Leaving the pictures aside, transcribe every line below exactly.

Provided data:
_ _ _

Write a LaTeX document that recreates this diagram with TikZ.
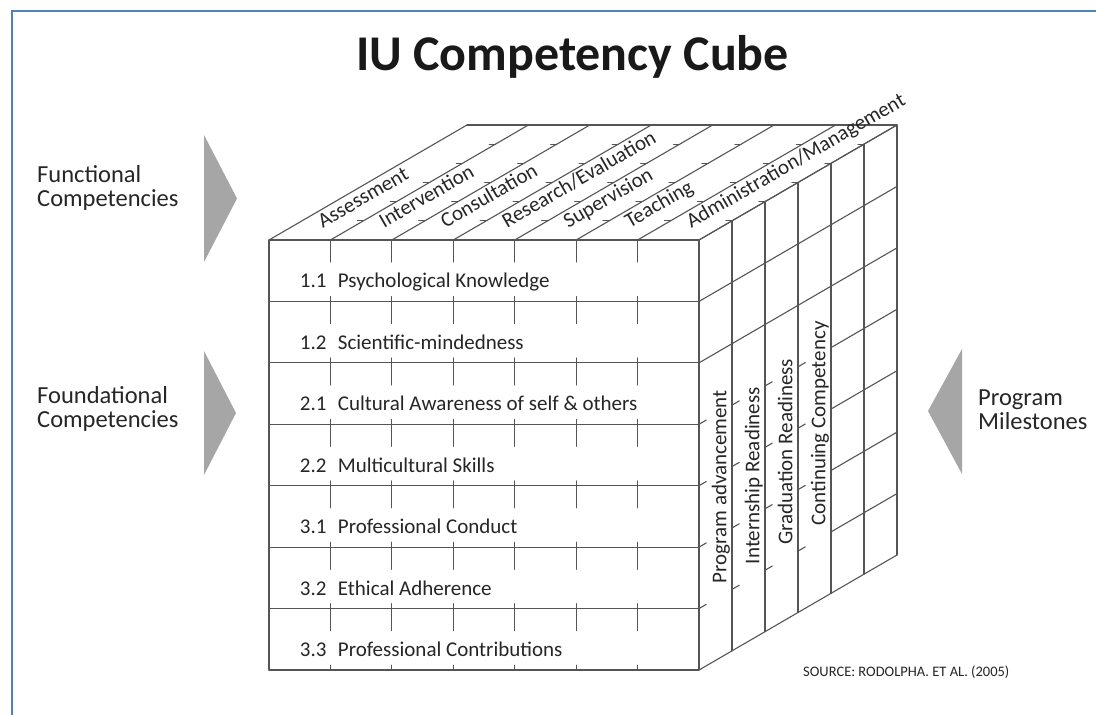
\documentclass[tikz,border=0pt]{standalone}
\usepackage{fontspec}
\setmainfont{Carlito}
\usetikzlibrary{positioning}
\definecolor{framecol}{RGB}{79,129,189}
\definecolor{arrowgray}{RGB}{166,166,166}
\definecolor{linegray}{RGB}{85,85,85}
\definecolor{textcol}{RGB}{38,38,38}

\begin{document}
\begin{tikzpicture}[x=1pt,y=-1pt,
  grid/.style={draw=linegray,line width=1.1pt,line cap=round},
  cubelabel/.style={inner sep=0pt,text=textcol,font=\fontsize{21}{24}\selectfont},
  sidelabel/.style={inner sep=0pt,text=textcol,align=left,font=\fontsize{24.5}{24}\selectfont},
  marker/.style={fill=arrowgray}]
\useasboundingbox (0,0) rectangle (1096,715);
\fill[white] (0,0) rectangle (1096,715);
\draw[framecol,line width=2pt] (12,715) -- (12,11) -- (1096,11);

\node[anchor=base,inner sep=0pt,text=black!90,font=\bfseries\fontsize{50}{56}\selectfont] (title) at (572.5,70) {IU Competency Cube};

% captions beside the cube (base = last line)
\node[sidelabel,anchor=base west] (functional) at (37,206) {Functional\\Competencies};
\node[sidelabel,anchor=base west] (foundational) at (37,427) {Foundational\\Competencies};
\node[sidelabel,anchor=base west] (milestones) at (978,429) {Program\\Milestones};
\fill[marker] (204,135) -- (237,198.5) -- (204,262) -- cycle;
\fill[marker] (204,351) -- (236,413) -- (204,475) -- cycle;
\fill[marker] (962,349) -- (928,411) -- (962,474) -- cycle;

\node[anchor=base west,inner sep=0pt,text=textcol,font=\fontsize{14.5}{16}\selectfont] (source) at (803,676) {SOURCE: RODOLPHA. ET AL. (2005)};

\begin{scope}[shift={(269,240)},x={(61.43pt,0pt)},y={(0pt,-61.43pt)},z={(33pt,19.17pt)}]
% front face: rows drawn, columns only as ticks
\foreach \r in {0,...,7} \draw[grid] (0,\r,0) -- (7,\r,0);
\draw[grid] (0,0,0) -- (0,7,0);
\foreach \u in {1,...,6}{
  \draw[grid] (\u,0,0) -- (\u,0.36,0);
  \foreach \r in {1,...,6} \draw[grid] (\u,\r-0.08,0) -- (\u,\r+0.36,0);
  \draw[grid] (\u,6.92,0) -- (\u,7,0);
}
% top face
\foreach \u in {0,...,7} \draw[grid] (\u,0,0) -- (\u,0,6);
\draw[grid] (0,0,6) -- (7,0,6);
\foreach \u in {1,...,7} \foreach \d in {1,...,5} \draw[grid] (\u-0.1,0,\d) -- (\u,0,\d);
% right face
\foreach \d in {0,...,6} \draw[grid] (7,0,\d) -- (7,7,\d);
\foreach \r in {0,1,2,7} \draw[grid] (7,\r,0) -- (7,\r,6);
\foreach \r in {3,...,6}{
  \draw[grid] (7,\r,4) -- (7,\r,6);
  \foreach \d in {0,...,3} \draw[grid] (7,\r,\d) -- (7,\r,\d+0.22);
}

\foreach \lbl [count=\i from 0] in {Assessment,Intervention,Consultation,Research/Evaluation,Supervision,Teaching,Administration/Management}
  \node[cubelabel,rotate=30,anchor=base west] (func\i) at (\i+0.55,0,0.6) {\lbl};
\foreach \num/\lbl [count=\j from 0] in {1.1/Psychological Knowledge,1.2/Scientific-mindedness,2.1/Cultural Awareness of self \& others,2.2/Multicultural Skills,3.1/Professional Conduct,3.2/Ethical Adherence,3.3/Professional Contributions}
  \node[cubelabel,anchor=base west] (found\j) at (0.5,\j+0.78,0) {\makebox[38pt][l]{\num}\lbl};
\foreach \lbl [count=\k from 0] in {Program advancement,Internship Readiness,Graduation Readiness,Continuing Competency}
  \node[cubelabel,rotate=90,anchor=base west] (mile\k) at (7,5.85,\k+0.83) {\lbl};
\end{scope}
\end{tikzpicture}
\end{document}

_ _ _

The reply:
Write a LaTeX document that recreates this diagram with TikZ.
\documentclass[tikz,border=0pt]{standalone}
\usepackage{fontspec}
\setmainfont{Carlito}
\usetikzlibrary{positioning}
\definecolor{framecol}{RGB}{79,129,189}
\definecolor{arrowgray}{RGB}{166,166,166}
\definecolor{linegray}{RGB}{85,85,85}
\definecolor{textcol}{RGB}{38,38,38}

\begin{document}
\begin{tikzpicture}[x=1pt,y=-1pt,
  grid/.style={draw=linegray,line width=1.1pt,line cap=round},
  cubelabel/.style={inner sep=0pt,text=textcol,font=\fontsize{21}{24}\selectfont},
  sidelabel/.style={inner sep=0pt,text=textcol,align=left,font=\fontsize{24.5}{24}\selectfont},
  marker/.style={fill=arrowgray}]
\useasboundingbox (0,0) rectangle (1096,715);
\fill[white] (0,0) rectangle (1096,715);
\draw[framecol,line width=2pt] (12,715) -- (12,11) -- (1096,11);

\node[anchor=base,inner sep=0pt,text=black!90,font=\bfseries\fontsize{50}{56}\selectfont] (title) at (572.5,70) {IU Competency Cube};

% captions beside the cube (base = last line)
\node[sidelabel,anchor=base west] (functional) at (37,206) {Functional\\Competencies};
\node[sidelabel,anchor=base west] (foundational) at (37,427) {Foundational\\Competencies};
\node[sidelabel,anchor=base west] (milestones) at (978,429) {Program\\Milestones};
\fill[marker] (204,135) -- (237,198.5) -- (204,262) -- cycle;
\fill[marker] (204,351) -- (236,413) -- (204,475) -- cycle;
\fill[marker] (962,349) -- (928,411) -- (962,474) -- cycle;

\node[anchor=base west,inner sep=0pt,text=textcol,font=\fontsize{14.5}{16}\selectfont] (source) at (803,676) {SOURCE: RODOLPHA. ET AL. (2005)};

\begin{scope}[shift={(269,240)},x={(61.43pt,0pt)},y={(0pt,-61.43pt)},z={(33pt,19.17pt)}]
% front face: rows drawn, columns only as ticks
\foreach \r in {0,...,7} \draw[grid] (0,\r,0) -- (7,\r,0);
\draw[grid] (0,0,0) -- (0,7,0);
\foreach \u in {1,...,6}{
  \draw[grid] (\u,0,0) -- (\u,0.36,0);
  \foreach \r in {1,...,6} \draw[grid] (\u,\r-0.08,0) -- (\u,\r+0.36,0);
  \draw[grid] (\u,6.92,0) -- (\u,7,0);
}
% top face
\foreach \u in {0,...,7} \draw[grid] (\u,0,0) -- (\u,0,6);
\draw[grid] (0,0,6) -- (7,0,6);
\foreach \u in {1,...,7} \foreach \d in {1,...,5} \draw[grid] (\u-0.1,0,\d) -- (\u,0,\d);
% right face
\foreach \d in {0,...,6} \draw[grid] (7,0,\d) -- (7,7,\d);
\foreach \r in {0,1,2,7} \draw[grid] (7,\r,0) -- (7,\r,6);
\foreach \r in {3,...,6}{
  \draw[grid] (7,\r,4) -- (7,\r,6);
  \foreach \d in {0,...,3} \draw[grid] (7,\r,\d) -- (7,\r,\d+0.22);
}

\foreach \lbl [count=\i from 0] in {Assessment,Intervention,Consultation,Research/Evaluation,Supervision,Teaching,Administration/Management}
  \node[cubelabel,rotate=30,anchor=base west] (func\i) at (\i+0.55,0,0.6) {\lbl};
\foreach \num/\lbl [count=\j from 0] in {1.1/Psychological Knowledge,1.2/Scientific-mindedness,2.1/Cultural Awareness of self \& others,2.2/Multicultural Skills,3.1/Professional Conduct,3.2/Ethical Adherence,3.3/Professional Contributions}
  \node[cubelabel,anchor=base west] (found\j) at (0.5,\j+0.78,0) {\makebox[38pt][l]{\num}\lbl};
\foreach \lbl [count=\k from 0] in {Program advancement,Internship Readiness,Graduation Readiness,Continuing Competency}
  \node[cubelabel,rotate=90,anchor=base west] (mile\k) at (7,5.85,\k+0.83) {\lbl};
\end{scope}
\end{tikzpicture}
\end{document}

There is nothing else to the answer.